The initial ‘kick in the guts’ remark by Veterans’ Affairs Minister Tehan was perhaps understandable, though less judicious than most of his statements since he took the job earlier this year. He was obviously upset, as was the prime minister, though the latter did the sensible thing and got on the phone to his counterpart, Nguyễn Xuân Phúc, to sort things out. An article from former Australian Ambassador to Vietnam, Richard Broinowski, touches on the politics of the issue.

Meanwhile, at today’s ceremony at the Australian Vietnam Forces National Memorial in Canberra, some of the speeches touched on the issue of how returning Australian soldiers were treated. There was, of course, indifference as well as ill-treatment. Richard Broinowski hints at one cause of that indifference when he recalls that ‘the [Australian Vietnam] force was token, more a premium on an insurance policy for American assistance under the ANZUS Treaty than a genuine attempt to stop Communist “expansion”’.

Insurance premiums, once paid, tend to be forgotten, particularly if the number of people directly ‘paying’ them is only a tiny proportion of a population which mostly goes about its normal business. We need to beware of indifference becoming the default position associated with our military adventures; wars to which most of us are likely to be indifferent are not worth the fight.

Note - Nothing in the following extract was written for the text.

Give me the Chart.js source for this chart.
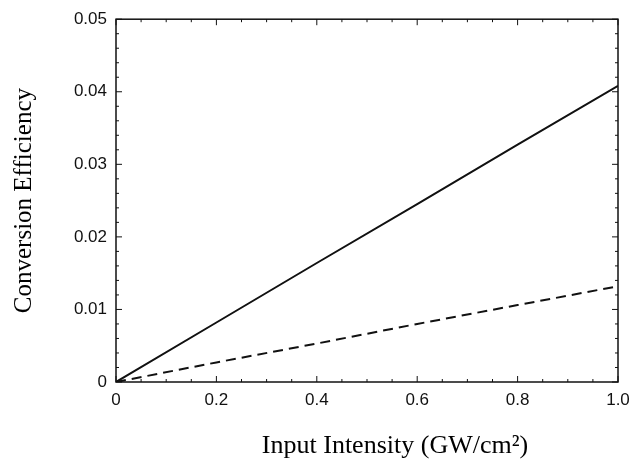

On the other hand, we could take more notice of the wars we have fought at home. There were very likely more Australians – men, women and children – killed in the Frontier Wars than died in either of our big wars or served in Vietnam. The sites of these wars are a lot easier to get to than Long Tan though there is still a need for sensitivity when visiting them; they are on other people’s country still.